I recently stumbled upon a podcast called The Screenwriting Life with Meg LeFauve and Lorien McKenna. Episode 49 interviews Micahel Arndt, who is a famous screenwriter. In the episode Arndt notes that what we remember from powerful movies are a few scenes and how they made us feel.
The idea of remembering how we felt is not seem unique to screenwriting, as demonstrated by this quote:
“I’ve learned that people will forget what you said, people will forget what you did, but people will never forget how you made them feel.”Maya Angelou
One movie that comes to mind The Great Escape (1963): I felt Disappointment when the escape tunnels were initially discovered, a mix of frustration and angst during the initial escape, and of course excitement during McQueen’s motorcycle jump scene. The scenes that I remember are emotionally intense and impactful. Certainly the theory holds true in this example.
But do we all feel these emotions? No. And do we all feel emotions in the same way? No. Plus, how we feel is dependent on our mood, preoccupations, personality, and probably other factors I am not thinking of. Hence why some people may really connect with a movie while others will not.
But some feelings do seem more universal and less subjective: Example being Rocky running up the stairs (energized/amped up) and the shower scene from Psycho (1960) (terror/fear). Then there are events in the real world in which broader society generally feels a certain way, such as paying taxes (annoyance/frustration) and recent images from the War in Ukraine (frustration/anger). Granted we do not seem to react to these emotions in the same way, but the fact that they do generate debate means that many of us do seem to feel them with at least some intensity: As the old saying goes: If it bleeds, it leads.
Digging a little deeper, what is an emotion anyways? Let’s take anxiety. Do you know what it means to feel anxious? Most screenwriters think so, and they will note that a character is anxious/anxiously before a line of dialogue (Note, this is a little tricky as many writers use the parathetical to add short action lines (as opposed to how a line should be delivered) and also gets into the amount of direction necessary for actors/actresses, but those are other subjects entirely). But there are a bunch of ways to be anxious. Here are some examples:
- Anxious – Running late for a meeting across town and trying to zip there quickly (Fear that you will be late).
- Anxious – Fearful that a person you dislike will notice you and get angry (Fear that you will be embarrassed).
- Anxious – Your heart beating quickly and being scared that you will have a heart attack (Fear that you will die).
- Anxious – When entering a dark basement in an old home (Fear that you will be caught/trapped).

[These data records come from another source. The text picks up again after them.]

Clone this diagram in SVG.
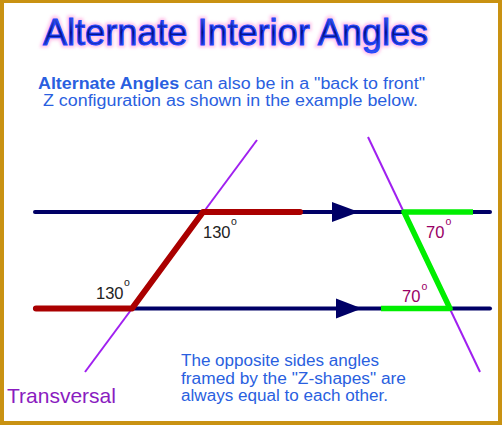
<svg xmlns="http://www.w3.org/2000/svg" width="502" height="425" viewBox="0 0 502 425">
<defs>
<linearGradient id="tg" x1="0" y1="0" x2="0" y2="1">
<stop offset="0" stop-color="#4a6cff"/>
<stop offset="0.5" stop-color="#000e80"/>
<stop offset="1" stop-color="#3358f5"/>
</linearGradient>
<filter id="glow" x="-10%" y="-40%" width="120%" height="180%">
<feGaussianBlur stdDeviation="1.8"/>
</filter>
<style>
.navy{stroke:#000066;stroke-width:4;stroke-linecap:round;fill:none}
.trans{stroke:#a020f0;stroke-width:2;fill:none}
.red{stroke:#aa0000;stroke-width:6;stroke-linecap:round;stroke-linejoin:round;fill:none}
.green{stroke:#00ee00;stroke-width:5.5;stroke-linejoin:round;fill:none}
.lbl{font-family:"Liberation Sans",Arial,sans-serif;font-size:16.5px}
.deg{font-family:"Liberation Sans",Arial,sans-serif;font-size:10.5px}
.info{font-family:"Liberation Sans",Arial,sans-serif;font-size:16px;fill:#2a5fe0}
</style>
</defs>
<rect x="0" y="0" width="502" height="425" fill="#c99212"/>
<rect x="4" y="3" width="494" height="418" fill="#ffffff"/>

<g id="title">
<text x="43" y="45" font-family="Liberation Sans,Arial,sans-serif" font-size="37" fill="#ffb8e6" stroke="#ffb8e6" stroke-width="5" opacity="0.8" filter="url(#glow)" textLength="385" lengthAdjust="spacingAndGlyphs">Alternate Interior Angles</text>
<text x="43" y="45" font-family="Liberation Sans,Arial,sans-serif" font-size="37" fill="url(#tg)" stroke="#2244ff" stroke-width="1.1" textLength="385" lengthAdjust="spacingAndGlyphs">Alternate Interior Angles</text>
</g>

<g id="intro">
<text class="info" x="38" y="89" textLength="387" lengthAdjust="spacingAndGlyphs"><tspan font-weight="bold">Alternate Angles</tspan> can also be in a "back to front"</text>
<text class="info" x="43" y="106" textLength="375" lengthAdjust="spacingAndGlyphs">Z configuration as shown in the example below.</text>
</g>

<g id="connectors">
<line class="navy" x1="35" y1="212" x2="490" y2="212"/>
<line class="navy" x1="35" y1="308.5" x2="490" y2="308.5"/>
<polygon points="332,202 332,222 359,212" fill="#000066"/>
<polygon points="336,298.5 336,318.5 362,308.5" fill="#000066"/>
<line class="trans" x1="257" y1="140" x2="85" y2="372"/>
<line class="trans" x1="368" y1="137" x2="480" y2="372"/>
<polyline class="red" points="300,212 203,212 132,308.5 36,308.5"/>
<polyline class="green" points="473,212 404,212 450,308.5 381,308.5"/>
</g>

<g id="angle-130-top">
<text class="lbl" x="203" y="237.5" fill="#222">130</text>
<text class="deg" x="231" y="225" fill="#222">o</text>
</g>
<g id="angle-130-bottom">
<text class="lbl" x="96" y="298.5" fill="#222">130</text>
<text class="deg" x="124" y="285.5" fill="#222">o</text>
</g>
<g id="angle-70-top">
<text class="lbl" x="426" y="237.5" fill="#990066">70</text>
<text class="deg" x="445.5" y="225" fill="#990066">o</text>
</g>
<g id="angle-70-bottom">
<text class="lbl" x="402" y="302" fill="#990066">70</text>
<text class="deg" x="421.5" y="289.5" fill="#990066">o</text>
</g>

<g id="transversal-label">
<text x="7" y="403" font-family="Liberation Sans,Arial,sans-serif" font-size="21" fill="#8a1cc0">Transversal</text>
</g>

<g id="note">
<text class="info" x="181" y="366" textLength="198" lengthAdjust="spacingAndGlyphs">The opposite sides angles</text>
<text class="info" x="181" y="383.5" textLength="225" lengthAdjust="spacingAndGlyphs">framed by the "Z-shapes" are</text>
<text class="info" x="181" y="401" textLength="207" lengthAdjust="spacingAndGlyphs">always equal to each other.</text>
</g>
</svg>
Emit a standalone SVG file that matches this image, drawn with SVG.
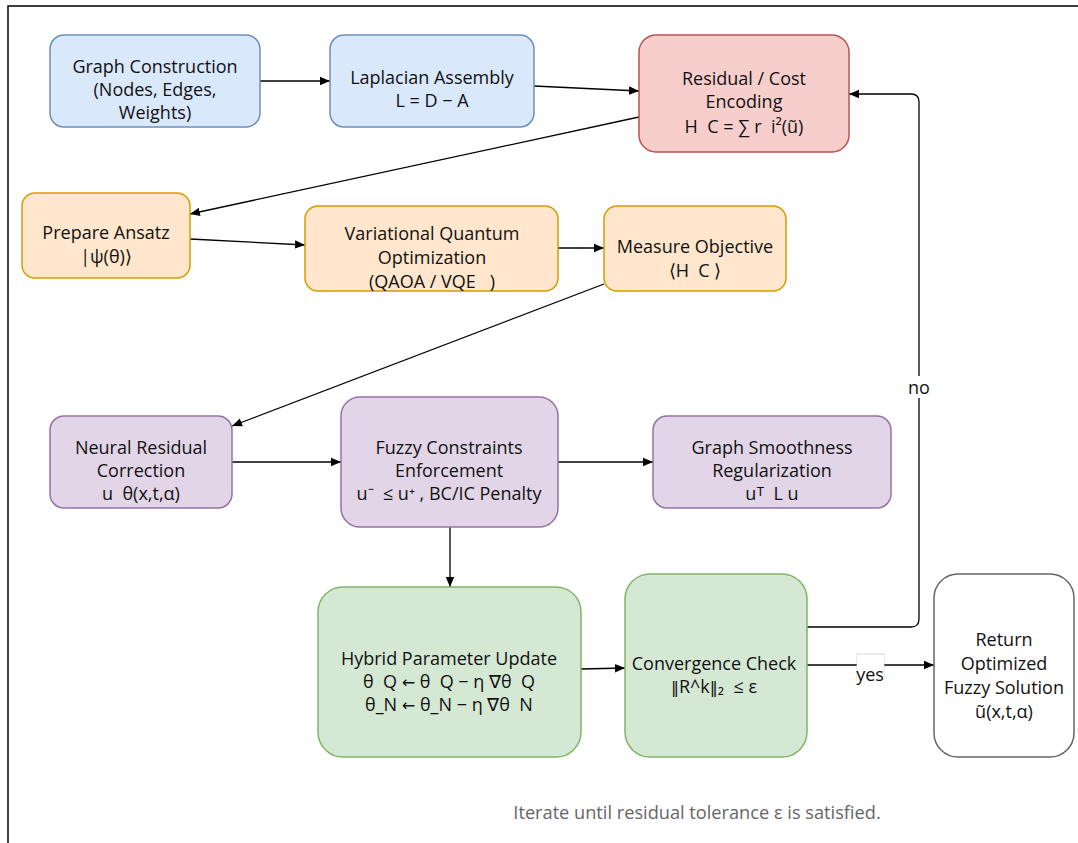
<svg xmlns="http://www.w3.org/2000/svg" width="1078" height="843" viewBox="0 0 1078 843">
<style>
text{font-family:"Open Sans","Liberation Sans",sans-serif;font-size:18px;fill:#111;text-anchor:middle;white-space:pre}
.sym{font-family:"DejaVu Sans",sans-serif;font-size:16px}
.blue{fill:#dae8fc;stroke:#6c8ebf;stroke-width:1.5}
.red{fill:#f8cecc;stroke:#b85450;stroke-width:1.5}
.org{fill:#ffe6cc;stroke:#d79b00;stroke-width:1.5}
.pur{fill:#e1d5e7;stroke:#9673a6;stroke-width:1.5}
.grn{fill:#d5e8d4;stroke:#82b366;stroke-width:1.5}
.wht{fill:#fff;stroke:#666;stroke-width:1.5}
.edge{fill:none;stroke:#000;stroke-width:1.3;marker-end:url(#arr)}
.note{fill:#666;font-size:18.2px}
</style>
<defs>
<marker id="arr" viewBox="0 0 10 10" refX="10" refY="5" markerWidth="10" markerHeight="10" markerUnits="userSpaceOnUse" orient="auto">
<path d="M0,0.8 L10,5 L0,9.2 Z" fill="#000"/>
</marker>
</defs>
<rect width="1078" height="843" fill="#fff"/>
<path d="M8,843 V6 H1078" fill="none" stroke="#000" stroke-width="1.5"/>

<g id="connectors">
<path class="edge" d="M260,81 H330"/>
<path class="edge" d="M534,86 L639,91"/>
<path class="edge" d="M639,117 L190,214"/>
<path class="edge" d="M190,239 L305,245"/>
<path class="edge" d="M558,248 H604"/>
<path class="edge" d="M604,284 L232,426"/>
<path class="edge" d="M232,462 H341"/>
<path class="edge" d="M558,462 H653"/>
<path class="edge" d="M450,527 V587"/>
<path class="edge" d="M581,669 L625,668"/>
<path class="edge" d="M807,665 H934"/>
<path class="edge" d="M807,627 H911 Q919,627 919,619 V102 Q919,94 911,94 H849"/>
<rect x="857" y="654" width="27" height="26" fill="#fff" stroke="#ccc" stroke-width="0.8"/>
<rect x="857" y="655" width="27" height="26" fill="#fff"/>
<text x="870" y="681">yes</text>
<rect x="906" y="376" width="26" height="22" fill="#fff"/>
<text x="919" y="394">no</text>
</g>

<g id="graph-construction">
<rect class="blue" x="50" y="35" width="210" height="92" rx="14"/>
<text x="155" y="73">Graph Construction</text>
<text x="155" y="96">(Nodes, Edges,</text>
<text x="155" y="119">Weights)</text>
</g>
<g id="laplacian-assembly">
<rect class="blue" x="330" y="35" width="204" height="92" rx="14"/>
<text x="432" y="84">Laplacian Assembly</text>
<text x="432" y="107">L = D − A</text>
</g>
<g id="residual-cost">
<rect class="red" x="639" y="35" width="210" height="117" rx="17"/>
<text x="744" y="85">Residual / Cost</text>
<text x="744" y="108">Encoding</text>
<text x="744" y="133">H  C = ∑ r  i²(ũ)</text>
</g>
<g id="prepare-ansatz">
<rect class="org" x="22" y="193" width="168" height="85" rx="13"/>
<text x="106" y="239">Prepare Ansatz</text>
<text x="106" y="263">|ψ(θ)⟩</text>
</g>
<g id="vqo">
<rect class="org" x="305" y="206" width="253" height="85" rx="13"/>
<text x="432" y="240">Variational Quantum</text>
<text x="432" y="264">Optimization</text>
<text x="432" y="288">(QAOA / VQE   )</text>
</g>
<g id="measure-objective">
<rect class="org" x="604" y="206" width="182" height="85" rx="13"/>
<text x="695" y="253">Measure Objective</text>
<text x="695" y="277">⟨H  C ⟩</text>
</g>
<g id="neural-residual">
<rect class="pur" x="50" y="416" width="182" height="92" rx="14"/>
<text x="141" y="454">Neural Residual</text>
<text x="141" y="477">Correction</text>
<text x="141" y="500">u  θ(x,t,α)</text>
</g>
<g id="fuzzy-constraints">
<rect class="pur" x="341" y="397" width="217" height="130" rx="19"/>
<text x="449" y="454">Fuzzy Constraints</text>
<text x="449" y="477">Enforcement</text>
<text x="449" y="500">u⁻  ≤ u⁺ , BC/IC Penalty</text>
</g>
<g id="graph-smoothness">
<rect class="pur" x="653" y="416" width="238" height="92" rx="14"/>
<text x="772" y="454">Graph Smoothness</text>
<text x="772" y="477">Regularization</text>
<text x="772" y="500">uᵀ  L u</text>
</g>
<g id="hybrid-update">
<rect class="grn" x="318" y="587" width="263" height="170" rx="25"/>
<text x="449" y="665">Hybrid Parameter Update</text>
<text x="449" y="688">θ  Q <tspan class="sym">←</tspan> θ  Q − η ∇θ  Q</text>
<text x="449" y="711">θ_N <tspan class="sym">←</tspan> θ_N − η ∇θ  N</text>
</g>
<g id="convergence-check">
<rect class="grn" x="625" y="574" width="182" height="183" rx="25"/>
<text x="714" y="670">Convergence Check</text>
<text x="714" y="693"><tspan class="sym">‖</tspan>R^k<tspan class="sym">‖</tspan>₂  ≤ ε</text>
</g>
<g id="return-solution">
<rect class="wht" x="934" y="574" width="140" height="183" rx="24"/>
<text x="1004" y="646">Return</text>
<text x="1004" y="670">Optimized</text>
<text x="1004" y="694">Fuzzy Solution</text>
<text x="1004" y="718">ũ(x,t,α)</text>
</g>
<text class="note" x="697" y="819">Iterate until residual tolerance ε is satisfied.</text>
</svg>
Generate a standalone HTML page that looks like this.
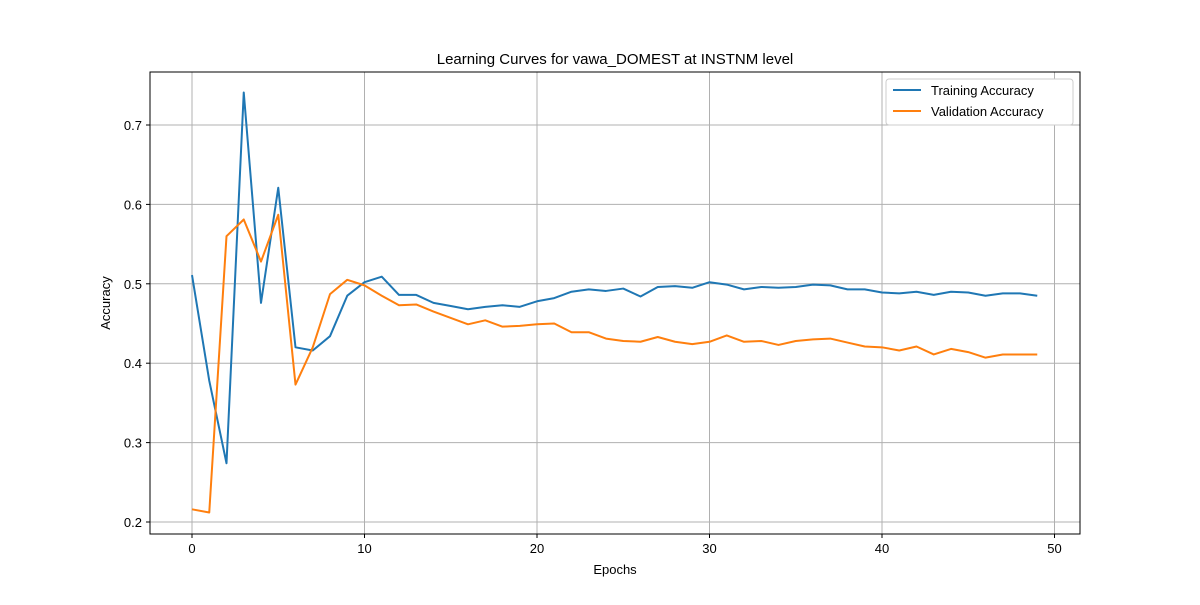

All four of these basically universal anxious experiences are felt in very different ways: Some are more physical, some mental. To reiterate, picture this scenario: You are driving in a sketchy neighborhood after dark. Does that feeling of anxiety feel the same as when you are anxious that you are going to mess up a big presentation? No. Similarish, but no.
So here’s my question: If anxiety is an emotion that can be felt in different ways, are there basically an unlimited numbers of emotions?
The short answer seems to be no… kinda. According to one study, there, “are at least,” 27 unique emotions. Another notes thousands of unique emotions. It doesn’t help that the third line on the Wikipedia article for emotion notes. “There is currently no scientific consensus on a definition (of emotions).” Not helpful. This does not even get into the difference between emotions and feelings.
Correctly Using Emotions in Screenwriting
So this brings me to the title of this way too long entry: How the heck is a screenwriter supposed to correctly convey emotions? Can they try to create scenes that will be the most impactful? The answer seems to be yes, think of Rocky’s speech to his son in Rocky Balboa (2006). Monologues seem to be an easy spot to convey emotion. So does music: Think of Hans Zimmer’s Time during the final scene of Inception (2010), which contains 0 dialogue.
Then there is how characters act with emotions. For example, in Stalag 17 (1953) one POW notices that two of his fellow service-members (go to 3:40) are laid out dead in front of him. He taps the shoulder of the solider next to him to let him know, then that guy motions to the next guy, etc. The feeling of shock is clearly universal, but even under immense pressure from the camp guards, each character reacts in a slightly different way.
This all warrants further research on my end, but when it comes to using emotions and feelings in screenwriting, the message is this: Simply writing scared, or happy, or sad (ex. Joe looks sad.); no matter what one-word adjective, big or small, is used… seems shortsighted.